> WHAT YOU HAVE TO DO
Copy exactly the lines from the start of the material through the line with "-0.036, -0.0335, -0.0315];". Pictures stay out of the copy.

** start RAW DATA **

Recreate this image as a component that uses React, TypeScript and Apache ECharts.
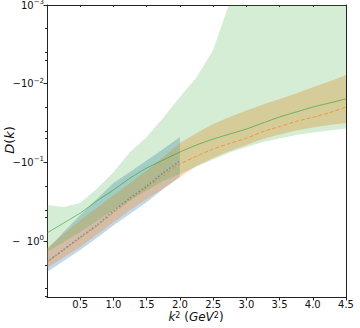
import React, { useEffect, useRef } from "react";
import * as echarts from "echarts";

// k^2 grid (GeV^2)
const k2 = [0, 0.25, 0.5, 0.75, 1, 1.25, 1.5, 1.75, 2, 2.25, 2.5, 2.75, 3, 3.25, 3.5, 3.75, 4, 4.25, 4.5];

// Green: central curve and band
const greenMid = [-0.789, -0.589, -0.44, -0.309, -0.224, -0.158, -0.118, -0.0931, -0.0738, -0.0601, -0.0505, -0.0436, -0.0377, -0.0315, -0.0265, -0.0229, -0.0198, -0.0176, -0.0156];
const greenUpper = [-0.348, -0.369, -0.328, -0.216, -0.133, -0.0738, -0.0475, -0.027, -0.0148, -0.00834, -0.00373, -0.000916, -0.0001, -0.0001, -0.0001, -0.0001, -0.0001, -0.0001, -0.0001];
const greenLower = [-1.374, -1.026, -0.766, -0.555, -0.403, -0.301, -0.227, -0.172, -0.14, -0.113, -0.0918, -0.0748, -0.0637, -0.0551, -0.0497, -0.0449, -0.0417, -0.0394, -0.0371];

// Orange: central curve and band
const orangeMid = [-1.841, -1.297, -0.912, -0.643, -0.434, -0.301, -0.208, -0.148, -0.105, -0.0835, -0.0676, -0.0574, -0.0494, -0.0406, -0.0351, -0.0301, -0.0267, -0.0234, -0.0198];
const orangeUpper = [-1.224, -0.813, -0.54, -0.377, -0.263, -0.183, -0.127, -0.0853, -0.0566, -0.0423, -0.0325, -0.0265, -0.0219, -0.0184, -0.0156, -0.0133, -0.0111, -0.0094, -0.00774];
const orangeLower = [-2.198, -1.614, -1.189, -0.832, -0.582, -0.403, -0.294, -0.215, -0.153, -0.111, -0.0879, -0.0716, -0.0601, -0.0505, -0.0442, -0.0394, -0.036, -0.0335, -0.0315];

// Blue: only up to k^2 = 2
const k2Blue = [0, 0.25, 0.5, 0.75, 1, 1.25, 1.5, 1.75, 2];
const blueMid = [-1.841, -1.279, -0.887, -0.624, -0.414, -0.283, -0.2, -0.136, -0.0959];
const blueUpper = [-1.297, -0.766, -0.466, -0.292, -0.183, -0.132, -0.0946, -0.0676, -0.0475];
const blueLower = [-2.472, -1.791, -1.297, -0.912, -0.635, -0.45, -0.321, -0.218, -0.153];

// Axis ticks and titles
const xTicks = [0.5, 1, 1.5, 2, 2.5, 3, 3.5, 4, 4.5];
const yDecades = [-3, -2, -1, 0];
const minorMantissas = [2, 4, 5];
const xTitle = "{i|k}{s|2} ({i|GeV}{s|2})";
const yTitle = "{i|D}({i|k})";

const F = "DejaVu Sans";
const L = (d: number) => Math.log10(-d);
const Y_MIN = -3;
const Y_MAX = 0.71;

// keep the part of a polygon (in data space) with y >= yMin
function clipBelow(poly: number[][], yMin: number) {
  const out: number[][] = [];
  for (let i = 0; i < poly.length; i++) {
    const a = poly[i];
    const b = poly[(i + 1) % poly.length];
    const ain = a[1] >= yMin;
    const bin = b[1] >= yMin;
    if (ain) out.push(a);
    if (ain !== bin) {
      const t = (yMin - a[1]) / (b[1] - a[1]);
      out.push([a[0] + t * (b[0] - a[0]), yMin]);
    }
  }
  return out;
}

function band(id: string, xs: number[], upper: number[], lower: number[], fill: string) {
  return {
    id,
    type: "custom",
    silent: true,
    clip: true,
    data: [[xs[0], L(upper[0])]],
    renderItem: (_params: any, api: any) => {
      const poly = [
        ...xs.map((x, i) => [x, L(upper[i])]),
        ...xs.map((x, i) => [x, L(lower[i])]).reverse(),
      ];
      const pts = clipBelow(poly, Y_MIN).map((p) => api.coord(p));
      return { type: "polygon", shape: { points: pts }, style: { fill } };
    },
  };
}

export default function App() {
  const ref = useRef<HTMLDivElement>(null);
  useEffect(() => {
    document.body.style.margin = "0";
    if (!ref.current) return;
    const chart = echarts.init(ref.current, undefined, { renderer: "svg" });
    const minor: number[] = [];
    yDecades.forEach((d) =>
      minorMantissas.forEach((m) => {
        const v = d + Math.log10(m);
        if (v < Y_MAX) minor.push(v);
      })
    );
    const axisColor = "#222";
    const txt = "#111";
    chart.setOption({
      animation: false,
      grid: { left: 47, right: 14, top: 5, bottom: 31, containLabel: false, outerBoundsMode: "none" },
      graphic: [
        {
          type: "text",
          x: 196,
          y: 317,
          silent: true,
          style: {
            text: xTitle,
            fontSize: 12,
            fontFamily: F,
            fill: txt,
            align: "center",
            verticalAlign: "middle",
            lineHeight: 12,
            rich: {
              i: { fontSize: 12, fontFamily: F, fontStyle: "italic", fill: txt, lineHeight: 12 },
              s: { fontSize: 8, fontFamily: F, fill: txt, verticalAlign: "top", lineHeight: 7 },
            },
          },
        },
        {
          type: "text",
          x: 9,
          y: 140,
          rotation: Math.PI / 2,
          silent: true,
          style: {
            text: yTitle,
            fontSize: 13,
            fontFamily: F,
            fill: txt,
            align: "center",
            verticalAlign: "middle",
            rich: { i: { fontSize: 13, fontFamily: F, fontStyle: "italic", fill: txt } },
          },
        },
      ],
      xAxis: [
        {
          type: "value",
          min: 0,
          max: 4.5,
          interval: 0.5,
          position: "bottom",
          axisLine: { show: true, onZero: false, lineStyle: { color: axisColor, width: 1 } },
          axisTick: { show: true, length: 3.5, customValues: xTicks, lineStyle: { color: axisColor } },
          axisLabel: { customValues: xTicks, formatter: (v: number) => v.toFixed(1), fontSize: 10, color: txt, margin: 2, fontFamily: F },
          splitLine: { show: false },
        },
        {
          type: "value",
          min: 0,
          max: 4.5,
          interval: 0.5,
          position: "top",
          axisLine: { show: true, onZero: false, lineStyle: { color: axisColor, width: 1 } },
          axisTick: { show: true, inside: true, length: 2, customValues: xTicks, lineStyle: { color: axisColor } },
          axisLabel: { show: false },
          splitLine: { show: false },
        },
      ],
      yAxis: [
        {
          type: "value",
          min: Y_MIN,
          max: Y_MAX,
          inverse: true,
          position: "left",
          axisLine: { show: true, onZero: false, lineStyle: { color: axisColor, width: 1 } },
          axisTick: { show: true, length: 3.5, customValues: yDecades, lineStyle: { color: axisColor } },
          axisLabel: {
            customValues: yDecades,
            margin: 3,
            formatter: (v: number) => {
              const e = Math.round(v);
              if (e === -3) return "{b|10}{t|\u22123}";
              if (e === 0) return "{b|\u2212  10}{s|0}";
              return "{b|\u221210}{s|\u2212" + -e + "}";
            },
            rich: {
              b: { fontSize: 10, fontFamily: F, color: txt, lineHeight: 13 },
              s: { fontSize: 7, fontFamily: F, color: txt, verticalAlign: "top", lineHeight: 8 },
              t: { fontSize: 7, fontFamily: F, color: txt, verticalAlign: "top", lineHeight: 11 },
            },
          },
          splitLine: { show: false },
        },
        {
          type: "value",
          min: Y_MIN,
          max: Y_MAX,
          inverse: true,
          position: "right",
          axisLine: { show: true, onZero: false, lineStyle: { color: axisColor, width: 1 } },
          axisTick: { show: false },
          axisLabel: { show: false },
          splitLine: { show: false },
        },
        {
          type: "value",
          min: Y_MIN,
          max: Y_MAX,
          inverse: true,
          position: "left",
          axisLine: { show: false },
          axisTick: { show: true, length: 2, customValues: minor, lineStyle: { color: axisColor } },
          axisLabel: { show: false },
          splitLine: { show: false },
        },
      ],
      series: [
        band("blueBand", k2Blue, blueUpper, blueLower, "rgba(31,119,180,0.28)"),
        band("orangeBand", k2, orangeUpper, orangeLower, "rgba(255,127,14,0.3)"),
        band("greenBand", k2, greenUpper, greenLower, "rgba(44,160,44,0.2)"),
        {
          id: "greenMid",
          type: "line",
          data: k2.map((x, i) => [x, L(greenMid[i])]),
          symbol: "none",
          smooth: 0.2,
          silent: true,
          lineStyle: { color: "#2ca02c", width: 1, opacity: 0.6 },
        },
        {
          id: "orangeMid",
          type: "line",
          data: k2.map((x, i) => [x, L(orangeMid[i])]),
          symbol: "none",
          smooth: 0.2,
          silent: true,
          lineStyle: { color: "#ff7f0e", width: 1, opacity: 0.7, type: [4, 2] },
        },
        {
          id: "blueMid",
          type: "line",
          data: k2Blue.map((x, i) => [x, L(blueMid[i])]),
          symbol: "none",
          smooth: 0.2,
          silent: true,
          lineStyle: { color: "#1f77b4", width: 1.5, opacity: 0.55, type: [1.5, 2] },
        },
      ],
    });
    return () => chart.dispose();
  }, []);
  return <div ref={ref} style={{ width: 360, height: 328 }} />;
}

** end RAW DATA **

> WRITTEN REPLY
Recreate this image as a component that uses React, TypeScript and Apache ECharts.
import React, { useEffect, useRef } from "react";
import * as echarts from "echarts";

// k^2 grid (GeV^2)
const k2 = [0, 0.25, 0.5, 0.75, 1, 1.25, 1.5, 1.75, 2, 2.25, 2.5, 2.75, 3, 3.25, 3.5, 3.75, 4, 4.25, 4.5];

// Green: central curve and band
const greenMid = [-0.789, -0.589, -0.44, -0.309, -0.224, -0.158, -0.118, -0.0931, -0.0738, -0.0601, -0.0505, -0.0436, -0.0377, -0.0315, -0.0265, -0.0229, -0.0198, -0.0176, -0.0156];
const greenUpper = [-0.348, -0.369, -0.328, -0.216, -0.133, -0.0738, -0.0475, -0.027, -0.0148, -0.00834, -0.00373, -0.000916, -0.0001, -0.0001, -0.0001, -0.0001, -0.0001, -0.0001, -0.0001];
const greenLower = [-1.374, -1.026, -0.766, -0.555, -0.403, -0.301, -0.227, -0.172, -0.14, -0.113, -0.0918, -0.0748, -0.0637, -0.0551, -0.0497, -0.0449, -0.0417, -0.0394, -0.0371];

// Orange: central curve and band
const orangeMid = [-1.841, -1.297, -0.912, -0.643, -0.434, -0.301, -0.208, -0.148, -0.105, -0.0835, -0.0676, -0.0574, -0.0494, -0.0406, -0.0351, -0.0301, -0.0267, -0.0234, -0.0198];
const orangeUpper = [-1.224, -0.813, -0.54, -0.377, -0.263, -0.183, -0.127, -0.0853, -0.0566, -0.0423, -0.0325, -0.0265, -0.0219, -0.0184, -0.0156, -0.0133, -0.0111, -0.0094, -0.00774];
const orangeLower = [-2.198, -1.614, -1.189, -0.832, -0.582, -0.403, -0.294, -0.215, -0.153, -0.111, -0.0879, -0.0716, -0.0601, -0.0505, -0.0442, -0.0394, -0.036, -0.0335, -0.0315];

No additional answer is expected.